The group charged that a deadly assault in the eastern city on Friday which mainly targeted its forces was "a war against... Islam orchestrated by the United States and its Arab allies."
Forces loyal to former rebel commander Khalifa Haftar pulled out of Benghazi after the attack which left at least 79 people dead.
But he has vowed to re-enter Benghazi to cleanse it of "terrorists" and on Monday won the support of special forces in the city which stayed out of last week's fighting but have suffered mounting losses to suspected jihadist attacks in recent weeks.
"A confrontation is now inevitable to defend our city and our land," Ansar al-Sharia said in its statement.
"We will act with force against anyone who enters the city or attacks it, just as was done to the forces sent by Kadhafi," it added.
The last was a reference to the routing of the forces sent to Benghazi by now slain dictator Moamer Kadhafi in March 2011 in an abortive attempt to crush the uprising that erupted in the city that month.
Ansar al-Sharia acknowledged mounting public support in Benghazi for a strong hand to bring to heel the feuding former rebel militias that have carved out fiefdoms across the city since the NATO-backed uprising.
But it said this should be done "under the banner of sharia (Islamic law), not under the banner of secularism and democracy."
Ansar al-Sharia has always rejected accusations that its militants were behind a September 2012 attack on the US consulate in Benghazi that left ambassador Chris Stevens and three other Americans dead.

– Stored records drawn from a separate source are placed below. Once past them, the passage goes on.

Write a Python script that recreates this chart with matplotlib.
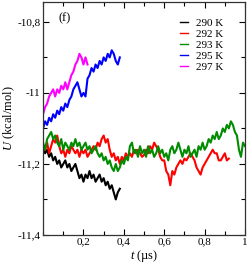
import matplotlib
matplotlib.use("Agg")
import matplotlib.pyplot as plt
from matplotlib.ticker import MultipleLocator, FixedLocator, FixedFormatter

plt.rcParams["font.family"] = ["Liberation Serif", "DejaVu Serif"]
plt.rcParams["mathtext.fontset"] = "custom"
plt.rcParams["mathtext.rm"] = "Liberation Serif"
plt.rcParams["mathtext.it"] = "Liberation Serif:italic"

step = 0.01

u_290 = [-11.15, -11.17, -11.16, -11.18, -11.17, -11.19, -11.18, -11.20, -11.19, -11.21,
         -11.20, -11.19, -11.21, -11.20, -11.22, -11.21, -11.20, -11.22, -11.24, -11.23,
         -11.25, -11.23, -11.24, -11.22, -11.24, -11.23, -11.25, -11.24, -11.23, -11.25,
         -11.24, -11.26, -11.25, -11.27, -11.26, -11.28, -11.30, -11.28, -11.27]

u_292 = [-11.15, -11.16, -11.14, -11.17, -11.15, -11.13, -11.14, -11.12, -11.15, -11.17,
         -11.16, -11.18, -11.16, -11.17, -11.15, -11.16, -11.17, -11.16, -11.18, -11.16,
         -11.17, -11.16, -11.18, -11.17, -11.16, -11.15, -11.16, -11.14, -11.15, -11.13,
         -11.12, -11.14, -11.13, -11.16, -11.18, -11.17, -11.19, -11.18, -11.20, -11.18,
         -11.19, -11.17, -11.18, -11.17, -11.18, -11.16, -11.17, -11.16, -11.17, -11.18,
         -11.175, -11.16, -11.17, -11.15, -11.16, -11.14, -11.15, -11.16, -11.18, -11.19,
         -11.19, -11.22, -11.23, -11.26, -11.22, -11.23, -11.21, -11.20, -11.19, -11.20,
         -11.185, -11.19, -11.18, -11.17, -11.18, -11.19, -11.21, -11.22, -11.23, -11.21,
         -11.20, -11.19, -11.18, -11.17, -11.16, -11.17, -11.17, -11.19, -11.19, -11.18,
         -11.17, -11.19, -11.185]

u_293 = [-11.14, -11.16, -11.13, -11.12, -11.11, -11.13, -11.12, -11.14, -11.15, -11.13,
         -11.16, -11.14, -11.15, -11.16, -11.14, -11.15, -11.13, -11.15, -11.14, -11.16,
         -11.15, -11.14, -11.16, -11.15, -11.17, -11.16, -11.15, -11.17, -11.18, -11.17,
         -11.19, -11.18, -11.20, -11.19, -11.21, -11.22, -11.20, -11.22, -11.21, -11.19,
         -11.20, -11.18, -11.19, -11.15, -11.14, -11.17, -11.16, -11.18, -11.15, -11.17,
         -11.16, -11.18, -11.15, -11.17, -11.16, -11.18, -11.17, -11.15, -11.17, -11.16,
         -11.18, -11.17, -11.19, -11.16, -11.15, -11.17, -11.16, -11.14, -11.16, -11.18,
         -11.16, -11.17, -11.15, -11.18, -11.17, -11.16, -11.18, -11.15, -11.16, -11.14,
         -11.16, -11.15, -11.13, -11.14, -11.12, -11.13, -11.11, -11.13, -11.12, -11.10,
         -11.11, -11.09, -11.10, -11.08, -11.09, -11.11, -11.12, -11.16, -11.18, -11.14,
         -11.15]

u_295 = [-11.10, -11.08, -11.09, -11.07, -11.08, -11.06, -11.07, -11.05, -11.06, -11.04,
         -11.05, -11.03, -11.04, -11.02, -11.01, -10.99, -10.98, -10.97, -10.99, -11.01,
         -11.00, -11.01, -10.96, -10.95, -10.93, -10.94, -10.92, -10.93, -10.91, -10.92,
         -10.90, -10.91, -10.89, -10.90, -10.88, -10.89, -10.91, -10.92, -10.90]

u_297 = [-11.06, -11.04, -11.03, -11.01, -11.00, -10.99, -11.01, -10.99, -11.00, -10.98,
         -10.99, -10.97, -10.99, -10.97, -10.95, -10.94, -10.92, -10.91, -10.89, -10.90,
         -10.92, -10.90, -10.92]

series = [
    ("290 K", u_290, "black"),
    ("292 K", u_292, "#ff0000"),
    ("293 K", u_293, "#008c00"),
    ("295 K", u_295, "#0000ff"),
    ("297 K", u_297, "#ff00ff"),
]

fig = plt.figure(figsize=(2.49, 2.67), dpi=100)
ax = fig.add_axes([0.173, 0.12, 0.811, 0.8725])

for label, u, color in series:
    t = [i * step for i in range(len(u))]
    ax.plot(t, u, color=color, linewidth=1.5, label=label)

ax.set_xlim(0, 1)
ax.set_ylim(-11.4, -10.744)

ax.xaxis.set_major_locator(FixedLocator([0.2, 0.4, 0.6, 0.8, 1.0]))
ax.xaxis.set_major_formatter(FixedFormatter(["0,2", "0,4", "0,6", "0,8", "1"]))
ax.xaxis.set_minor_locator(MultipleLocator(0.1))
ax.yaxis.set_major_locator(FixedLocator([-11.4, -11.2, -11.0, -10.8]))
ax.yaxis.set_major_formatter(FixedFormatter(["-11,4", "-11,2", "-11", "-10,8"]))
ax.yaxis.set_minor_locator(MultipleLocator(0.1))

ax.tick_params(which="both", direction="in", top=True, right=True,
               labelsize=8, pad=2)
ax.tick_params(which="major", length=4, width=0.8)
ax.tick_params(which="minor", length=3, width=0.8)
for s in ax.spines.values():
    s.set_linewidth(0.9)
    s.set_color("#333333")

ax.set_xlabel(r"$\it{t}$ (µs)", fontsize=9, labelpad=1)
ax.set_ylabel(r"$\it{U}$ (kcal/mol)", fontsize=9, labelpad=0)

ax.text(0.075, 0.93, "(f)", transform=ax.transAxes, fontsize=9,
        va="center", ha="left")

leg = ax.legend(loc="upper right", bbox_to_anchor=(0.895, 0.93), frameon=False,
                fontsize=8, handlelength=0.7, handletextpad=0.8, labelspacing=0.1,
                borderpad=0, borderaxespad=0)
for line in leg.get_lines():
    line.set_linewidth(1.0)

fig.savefig("out.png", dpi=100)
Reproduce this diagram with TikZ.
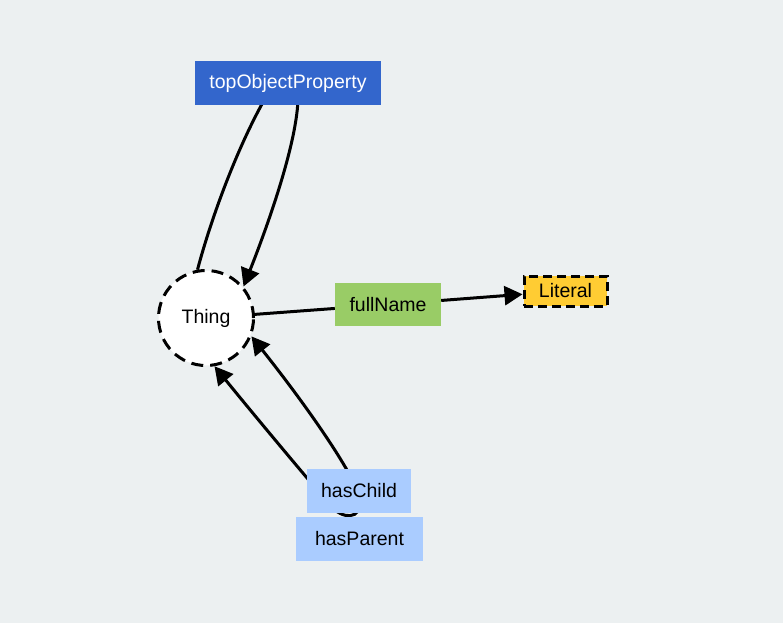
\documentclass[tikz,border=0pt]{standalone}
\usepackage{fontspec}
\setmainfont{Liberation Sans}
\usepackage{xcolor}
\usetikzlibrary{arrows.meta,backgrounds}

\definecolor{bgcol}{HTML}{ECF0F1}
\definecolor{topblue}{HTML}{3366CC}
\definecolor{dtgreen}{HTML}{99CC66}
\definecolor{lityellow}{HTML}{FFCC33}
\definecolor{proplight}{HTML}{AACCFF}

\begin{document}
\begin{tikzpicture}[x=1pt, y=-1pt,
    every node/.style = {font=\fontsize{19.5}{23}\selectfont, inner sep=0pt},
    prop/.style = {shape=rectangle, minimum height=44pt},
    classnode/.style = {shape=circle, fill=white, draw, line width=3pt,
      dash pattern=on 12pt off 7pt, minimum size=95pt},
    litnode/.style = {shape=rectangle, fill=lityellow, draw, line width=3pt,
      dash pattern=on 9pt off 5pt, minimum width=83pt, minimum height=30pt},
    link/.style = {line width=3pt},
    tip/.style = {-{Triangle[length=18pt, width=19pt]}},
    twotips/.style = {{Triangle[length=18pt, width=19pt]}-{Triangle[length=18pt, width=19pt]}}]
    \useasboundingbox (0,0) rectangle (783,623);

    \node[classnode] (thing) at (206,318) {\raisebox{-2pt}{Thing}};
    \node[prop, fill=topblue, text=white, minimum width=186pt] (top) at (288,83.5) {topObjectProperty};
    \node[prop, fill=dtgreen, minimum width=106pt, minimum height=43pt] (fullname) at (388,304.5) {fullName};
    \node[litnode] (literal) at (565.5,291) {Literal};
    \node[prop, fill=proplight, minimum width=104pt] (haschild) at (359,491) {hasChild};
    \node[prop, fill=proplight, minimum width=127pt] (hasparent) at (359.5,539) {hasParent};

    \begin{scope}[on background layer]
      \fill[bgcol] (0,0) rectangle (783,623);
      % loop through topObjectProperty
      \draw[link, tip] (thing.100) .. controls (212,215) and (240,140) .. (270,90)
        .. controls (285,70) and (299,80) .. (298,100)
        .. controls (296,150) and (262,240) .. (thing.40);
      % datatype property
      \draw[link] (thing) -- (fullname);
      \draw[link, tip] (fullname) -- (literal);
      % inverse pair hasChild / hasParent
      \draw[link, twotips] (thing.-80) .. controls (250,410) and (300,470) .. (330,505)
        .. controls (342,520) and (362,520) .. (360,500)
        .. controls (358,480) and (310,410) .. (thing.-22);
    \end{scope}
\end{tikzpicture}
\end{document}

But in January the US State Department put both the Benghazi group and an sister organisation in the eastern city of Derna on its terror blacklist saying both had taken part in the attack.
Haftar, a former Kadhafi-era general who lived in exile in the United States for more than two decades before returning during the uprising, has long drawn accusations of being linked to the US Central Intelligence Agency, first from the Kadhafi regime, and then from rival rebel commanders.